## WHAT YOU WILL DO:
Omitting the pictures, copy exactly each line from the one containing "Recreate this image" up to and including the one containing "const zLevels = [0.938, 0.809, 0.677, 0.539, 0.40];".
========
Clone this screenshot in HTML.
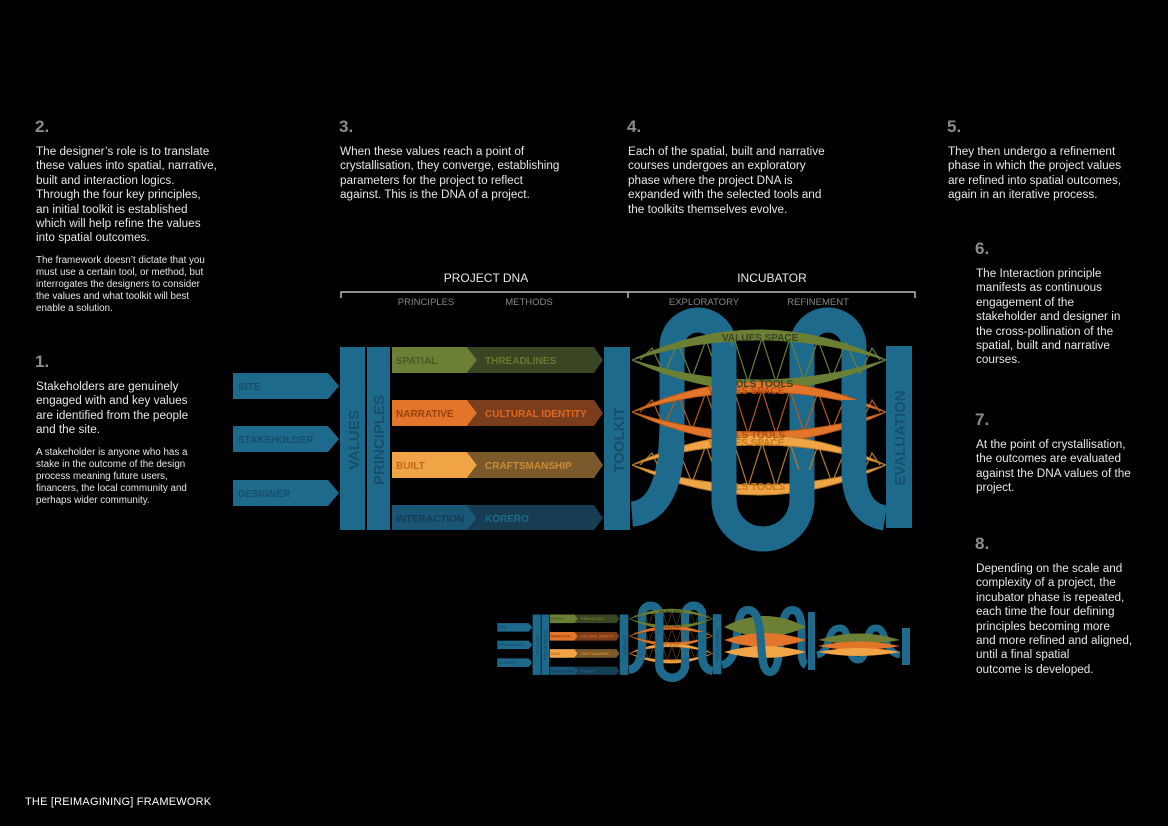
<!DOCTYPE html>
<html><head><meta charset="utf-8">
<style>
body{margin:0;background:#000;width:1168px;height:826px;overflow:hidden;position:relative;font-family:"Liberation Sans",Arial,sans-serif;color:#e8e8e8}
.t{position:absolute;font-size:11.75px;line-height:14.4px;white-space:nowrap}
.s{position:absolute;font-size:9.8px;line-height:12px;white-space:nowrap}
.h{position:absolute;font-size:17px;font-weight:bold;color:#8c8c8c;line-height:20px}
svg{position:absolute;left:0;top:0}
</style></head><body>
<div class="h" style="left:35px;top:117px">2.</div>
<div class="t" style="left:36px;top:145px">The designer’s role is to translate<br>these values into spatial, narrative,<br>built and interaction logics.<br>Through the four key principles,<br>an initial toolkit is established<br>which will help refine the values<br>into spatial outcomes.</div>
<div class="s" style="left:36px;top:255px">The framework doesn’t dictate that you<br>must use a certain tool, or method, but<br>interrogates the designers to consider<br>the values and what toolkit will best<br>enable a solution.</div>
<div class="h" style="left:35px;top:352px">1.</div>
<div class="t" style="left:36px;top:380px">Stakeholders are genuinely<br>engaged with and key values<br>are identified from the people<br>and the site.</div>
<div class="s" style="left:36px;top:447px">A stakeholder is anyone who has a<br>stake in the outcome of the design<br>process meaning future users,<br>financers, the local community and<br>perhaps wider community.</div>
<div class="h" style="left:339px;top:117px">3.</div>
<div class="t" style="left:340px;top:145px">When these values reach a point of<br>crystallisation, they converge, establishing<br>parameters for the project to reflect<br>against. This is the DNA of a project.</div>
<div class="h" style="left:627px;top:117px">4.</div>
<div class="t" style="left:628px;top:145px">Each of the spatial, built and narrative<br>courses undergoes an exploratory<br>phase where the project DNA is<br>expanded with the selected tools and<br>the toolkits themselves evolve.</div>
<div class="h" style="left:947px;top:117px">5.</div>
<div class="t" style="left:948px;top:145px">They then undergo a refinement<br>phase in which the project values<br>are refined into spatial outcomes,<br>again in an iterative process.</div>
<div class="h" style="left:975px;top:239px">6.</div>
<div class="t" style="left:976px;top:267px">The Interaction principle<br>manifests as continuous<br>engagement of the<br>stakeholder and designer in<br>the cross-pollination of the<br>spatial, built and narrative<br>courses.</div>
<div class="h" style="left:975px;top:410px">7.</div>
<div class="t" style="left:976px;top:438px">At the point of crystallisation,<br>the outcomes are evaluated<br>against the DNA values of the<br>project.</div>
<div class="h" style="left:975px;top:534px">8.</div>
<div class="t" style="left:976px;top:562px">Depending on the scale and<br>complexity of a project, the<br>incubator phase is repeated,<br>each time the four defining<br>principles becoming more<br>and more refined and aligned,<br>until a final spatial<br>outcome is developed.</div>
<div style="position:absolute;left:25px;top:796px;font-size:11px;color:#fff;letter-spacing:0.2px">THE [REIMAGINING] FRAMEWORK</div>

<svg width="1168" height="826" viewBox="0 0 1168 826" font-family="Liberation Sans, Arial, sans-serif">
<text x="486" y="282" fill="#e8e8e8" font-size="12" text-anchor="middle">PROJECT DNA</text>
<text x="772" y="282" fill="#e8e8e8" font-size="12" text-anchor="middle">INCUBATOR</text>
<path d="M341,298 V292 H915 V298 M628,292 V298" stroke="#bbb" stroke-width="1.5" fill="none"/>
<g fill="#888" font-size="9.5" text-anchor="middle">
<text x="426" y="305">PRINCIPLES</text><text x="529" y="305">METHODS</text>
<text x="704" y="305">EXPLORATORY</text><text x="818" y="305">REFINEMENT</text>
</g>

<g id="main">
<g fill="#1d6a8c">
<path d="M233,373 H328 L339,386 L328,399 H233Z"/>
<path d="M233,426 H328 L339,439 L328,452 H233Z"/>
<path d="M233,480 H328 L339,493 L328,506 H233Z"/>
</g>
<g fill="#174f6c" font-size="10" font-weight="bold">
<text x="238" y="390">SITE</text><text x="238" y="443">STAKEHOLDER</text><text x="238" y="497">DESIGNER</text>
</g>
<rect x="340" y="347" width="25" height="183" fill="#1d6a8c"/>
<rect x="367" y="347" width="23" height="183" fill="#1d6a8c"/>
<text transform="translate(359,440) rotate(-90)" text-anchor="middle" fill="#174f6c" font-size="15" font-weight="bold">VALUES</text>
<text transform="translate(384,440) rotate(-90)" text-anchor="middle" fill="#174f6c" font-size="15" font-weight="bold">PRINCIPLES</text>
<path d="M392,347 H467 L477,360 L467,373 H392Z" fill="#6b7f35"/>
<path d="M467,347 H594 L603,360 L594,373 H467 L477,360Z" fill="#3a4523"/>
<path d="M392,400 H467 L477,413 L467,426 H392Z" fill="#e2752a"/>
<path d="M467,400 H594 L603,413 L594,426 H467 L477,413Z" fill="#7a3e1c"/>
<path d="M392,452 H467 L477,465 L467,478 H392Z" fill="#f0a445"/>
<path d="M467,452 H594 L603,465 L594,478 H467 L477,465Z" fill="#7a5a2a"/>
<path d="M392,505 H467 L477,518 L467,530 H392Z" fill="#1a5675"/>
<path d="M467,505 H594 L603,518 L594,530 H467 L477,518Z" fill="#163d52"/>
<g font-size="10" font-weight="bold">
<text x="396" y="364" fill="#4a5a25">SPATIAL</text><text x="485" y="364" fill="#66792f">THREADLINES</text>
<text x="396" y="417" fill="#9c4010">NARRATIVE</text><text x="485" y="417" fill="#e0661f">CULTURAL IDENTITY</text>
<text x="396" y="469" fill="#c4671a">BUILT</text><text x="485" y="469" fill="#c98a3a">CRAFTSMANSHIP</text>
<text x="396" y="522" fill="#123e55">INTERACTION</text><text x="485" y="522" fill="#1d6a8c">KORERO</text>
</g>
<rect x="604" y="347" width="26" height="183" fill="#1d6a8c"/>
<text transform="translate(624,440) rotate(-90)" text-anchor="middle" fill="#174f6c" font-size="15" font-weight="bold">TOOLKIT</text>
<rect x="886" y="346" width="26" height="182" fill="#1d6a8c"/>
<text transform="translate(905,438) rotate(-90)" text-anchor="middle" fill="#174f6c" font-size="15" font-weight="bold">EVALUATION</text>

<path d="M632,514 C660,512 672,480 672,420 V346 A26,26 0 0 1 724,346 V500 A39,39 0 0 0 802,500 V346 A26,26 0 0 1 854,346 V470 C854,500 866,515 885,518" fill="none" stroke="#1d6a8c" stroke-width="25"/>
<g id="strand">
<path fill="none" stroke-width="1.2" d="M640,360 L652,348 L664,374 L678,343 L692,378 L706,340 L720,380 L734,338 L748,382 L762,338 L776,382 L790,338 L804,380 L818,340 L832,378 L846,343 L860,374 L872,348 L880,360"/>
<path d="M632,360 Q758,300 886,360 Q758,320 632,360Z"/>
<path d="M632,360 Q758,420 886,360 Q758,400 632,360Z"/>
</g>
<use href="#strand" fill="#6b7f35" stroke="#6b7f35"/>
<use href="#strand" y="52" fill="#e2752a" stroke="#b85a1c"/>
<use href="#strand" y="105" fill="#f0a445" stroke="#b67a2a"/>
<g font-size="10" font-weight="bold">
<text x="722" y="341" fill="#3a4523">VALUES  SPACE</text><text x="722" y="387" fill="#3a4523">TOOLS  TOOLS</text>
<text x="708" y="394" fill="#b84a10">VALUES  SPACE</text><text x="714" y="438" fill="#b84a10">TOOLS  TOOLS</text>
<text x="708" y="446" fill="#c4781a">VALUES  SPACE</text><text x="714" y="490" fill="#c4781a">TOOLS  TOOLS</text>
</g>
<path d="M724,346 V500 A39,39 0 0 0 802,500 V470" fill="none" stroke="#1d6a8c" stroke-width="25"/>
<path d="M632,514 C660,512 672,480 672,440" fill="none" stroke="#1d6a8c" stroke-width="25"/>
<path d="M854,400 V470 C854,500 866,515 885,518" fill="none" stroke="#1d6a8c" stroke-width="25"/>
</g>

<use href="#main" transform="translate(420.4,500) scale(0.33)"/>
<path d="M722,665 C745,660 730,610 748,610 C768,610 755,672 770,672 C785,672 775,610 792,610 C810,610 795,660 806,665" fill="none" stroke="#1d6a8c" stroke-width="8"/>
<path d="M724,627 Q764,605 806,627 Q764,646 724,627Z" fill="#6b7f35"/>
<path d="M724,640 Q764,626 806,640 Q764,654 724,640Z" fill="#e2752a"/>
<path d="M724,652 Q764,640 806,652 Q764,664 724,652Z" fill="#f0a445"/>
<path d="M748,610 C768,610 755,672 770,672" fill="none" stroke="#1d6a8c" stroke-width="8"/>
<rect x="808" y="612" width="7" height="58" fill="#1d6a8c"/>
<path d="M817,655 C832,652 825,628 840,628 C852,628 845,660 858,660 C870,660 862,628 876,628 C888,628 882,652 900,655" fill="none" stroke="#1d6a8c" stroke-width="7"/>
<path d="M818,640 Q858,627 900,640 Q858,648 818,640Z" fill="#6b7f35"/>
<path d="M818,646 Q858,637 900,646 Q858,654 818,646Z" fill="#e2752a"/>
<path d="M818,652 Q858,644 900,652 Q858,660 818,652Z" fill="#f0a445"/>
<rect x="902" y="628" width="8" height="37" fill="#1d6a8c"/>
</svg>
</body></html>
========
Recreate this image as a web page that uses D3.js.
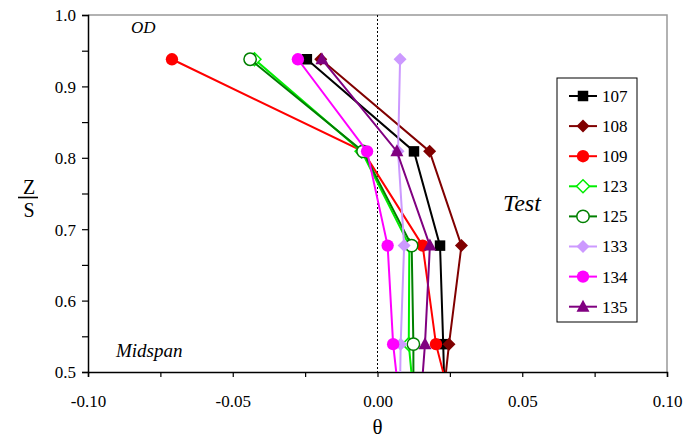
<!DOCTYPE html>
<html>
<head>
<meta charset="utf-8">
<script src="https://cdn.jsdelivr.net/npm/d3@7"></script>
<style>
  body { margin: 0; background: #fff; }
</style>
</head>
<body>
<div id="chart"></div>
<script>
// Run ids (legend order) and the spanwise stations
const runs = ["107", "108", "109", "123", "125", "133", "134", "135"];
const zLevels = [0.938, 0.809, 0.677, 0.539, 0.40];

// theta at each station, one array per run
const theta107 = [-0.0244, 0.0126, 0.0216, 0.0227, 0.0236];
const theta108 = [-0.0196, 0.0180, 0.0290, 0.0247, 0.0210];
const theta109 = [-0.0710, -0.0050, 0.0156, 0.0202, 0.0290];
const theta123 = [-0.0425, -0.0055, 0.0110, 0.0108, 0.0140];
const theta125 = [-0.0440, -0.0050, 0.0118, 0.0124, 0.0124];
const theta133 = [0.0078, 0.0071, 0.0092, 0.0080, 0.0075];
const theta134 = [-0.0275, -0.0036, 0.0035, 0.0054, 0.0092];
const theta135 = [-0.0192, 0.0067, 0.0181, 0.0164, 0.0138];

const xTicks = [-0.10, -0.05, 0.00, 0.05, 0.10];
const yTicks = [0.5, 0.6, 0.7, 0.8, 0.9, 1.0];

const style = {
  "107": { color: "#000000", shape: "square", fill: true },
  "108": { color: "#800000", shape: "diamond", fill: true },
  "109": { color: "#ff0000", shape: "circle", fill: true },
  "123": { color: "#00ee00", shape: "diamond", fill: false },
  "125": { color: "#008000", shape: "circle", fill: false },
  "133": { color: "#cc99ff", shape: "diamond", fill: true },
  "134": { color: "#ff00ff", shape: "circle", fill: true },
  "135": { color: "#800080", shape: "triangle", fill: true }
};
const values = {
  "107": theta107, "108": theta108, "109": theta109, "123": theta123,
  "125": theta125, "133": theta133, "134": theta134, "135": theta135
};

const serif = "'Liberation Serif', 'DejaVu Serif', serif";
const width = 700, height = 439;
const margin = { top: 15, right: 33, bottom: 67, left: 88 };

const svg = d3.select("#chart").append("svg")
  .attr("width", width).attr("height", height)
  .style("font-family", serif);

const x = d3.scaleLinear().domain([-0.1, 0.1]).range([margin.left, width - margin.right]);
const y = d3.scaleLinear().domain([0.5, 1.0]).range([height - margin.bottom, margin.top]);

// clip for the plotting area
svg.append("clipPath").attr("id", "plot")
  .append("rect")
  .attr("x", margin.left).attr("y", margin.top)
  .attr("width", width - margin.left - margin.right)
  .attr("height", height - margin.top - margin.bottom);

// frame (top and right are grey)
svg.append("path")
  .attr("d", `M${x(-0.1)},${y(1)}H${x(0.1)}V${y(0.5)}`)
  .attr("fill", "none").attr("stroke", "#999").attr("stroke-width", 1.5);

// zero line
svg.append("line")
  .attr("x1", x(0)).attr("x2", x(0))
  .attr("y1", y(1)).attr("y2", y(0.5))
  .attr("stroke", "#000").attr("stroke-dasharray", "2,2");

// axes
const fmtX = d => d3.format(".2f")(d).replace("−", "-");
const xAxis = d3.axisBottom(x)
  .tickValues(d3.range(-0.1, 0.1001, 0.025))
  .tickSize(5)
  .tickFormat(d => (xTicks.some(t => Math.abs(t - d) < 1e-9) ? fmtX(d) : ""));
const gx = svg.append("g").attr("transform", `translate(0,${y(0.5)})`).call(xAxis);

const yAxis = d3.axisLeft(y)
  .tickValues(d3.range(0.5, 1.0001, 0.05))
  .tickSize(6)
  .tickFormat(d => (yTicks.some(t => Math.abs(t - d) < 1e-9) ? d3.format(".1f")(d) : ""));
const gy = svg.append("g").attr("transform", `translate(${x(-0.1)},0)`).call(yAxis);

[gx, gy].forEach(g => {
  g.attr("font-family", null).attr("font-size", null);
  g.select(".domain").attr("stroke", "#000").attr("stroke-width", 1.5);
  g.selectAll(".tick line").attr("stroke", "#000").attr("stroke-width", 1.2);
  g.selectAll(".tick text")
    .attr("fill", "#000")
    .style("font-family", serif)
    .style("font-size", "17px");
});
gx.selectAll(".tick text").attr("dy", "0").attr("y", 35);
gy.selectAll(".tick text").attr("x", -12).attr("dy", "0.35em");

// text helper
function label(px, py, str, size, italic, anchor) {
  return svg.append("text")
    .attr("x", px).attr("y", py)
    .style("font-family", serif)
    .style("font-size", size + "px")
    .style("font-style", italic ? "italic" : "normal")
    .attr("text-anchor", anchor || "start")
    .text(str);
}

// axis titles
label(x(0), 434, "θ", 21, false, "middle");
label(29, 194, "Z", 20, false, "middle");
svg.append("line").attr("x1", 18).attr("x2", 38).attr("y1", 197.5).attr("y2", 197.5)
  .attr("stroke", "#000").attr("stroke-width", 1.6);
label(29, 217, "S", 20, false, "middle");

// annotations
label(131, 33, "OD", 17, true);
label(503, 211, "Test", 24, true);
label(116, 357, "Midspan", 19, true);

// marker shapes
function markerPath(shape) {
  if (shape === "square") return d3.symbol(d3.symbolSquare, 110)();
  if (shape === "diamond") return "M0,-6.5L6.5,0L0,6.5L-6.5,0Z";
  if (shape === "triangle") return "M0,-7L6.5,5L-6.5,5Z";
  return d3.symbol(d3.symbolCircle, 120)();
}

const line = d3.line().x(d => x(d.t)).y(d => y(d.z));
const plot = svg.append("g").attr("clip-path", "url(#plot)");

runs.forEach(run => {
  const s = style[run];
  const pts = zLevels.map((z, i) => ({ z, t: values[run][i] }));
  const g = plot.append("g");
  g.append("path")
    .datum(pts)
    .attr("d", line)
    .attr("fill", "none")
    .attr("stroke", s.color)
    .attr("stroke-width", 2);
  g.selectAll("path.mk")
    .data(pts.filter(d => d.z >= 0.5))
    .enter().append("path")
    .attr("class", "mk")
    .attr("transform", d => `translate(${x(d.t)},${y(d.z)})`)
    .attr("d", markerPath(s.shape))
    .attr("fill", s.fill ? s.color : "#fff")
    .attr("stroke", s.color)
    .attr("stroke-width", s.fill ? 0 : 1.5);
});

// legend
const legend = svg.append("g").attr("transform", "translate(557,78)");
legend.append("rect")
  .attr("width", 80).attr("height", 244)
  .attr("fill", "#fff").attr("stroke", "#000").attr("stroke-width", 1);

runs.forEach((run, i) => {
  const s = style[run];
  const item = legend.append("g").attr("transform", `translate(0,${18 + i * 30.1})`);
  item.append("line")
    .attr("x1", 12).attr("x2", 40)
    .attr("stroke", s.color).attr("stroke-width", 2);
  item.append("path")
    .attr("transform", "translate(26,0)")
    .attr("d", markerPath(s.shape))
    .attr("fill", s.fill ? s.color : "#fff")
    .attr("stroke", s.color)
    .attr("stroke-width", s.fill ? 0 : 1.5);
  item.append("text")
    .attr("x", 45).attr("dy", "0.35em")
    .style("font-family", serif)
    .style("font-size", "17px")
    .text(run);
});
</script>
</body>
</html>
========
## TASK OUTPUT:
Recreate this image as a web page that uses D3.js.
<!DOCTYPE html>
<html>
<head>
<meta charset="utf-8">
<script src="https://cdn.jsdelivr.net/npm/d3@7"></script>
<style>
  body { margin: 0; background: #fff; }
</style>
</head>
<body>
<div id="chart"></div>
<script>
// Run ids (legend order) and the spanwise stations
const runs = ["107", "108", "109", "123", "125", "133", "134", "135"];
const zLevels = [0.938, 0.809, 0.677, 0.539, 0.40];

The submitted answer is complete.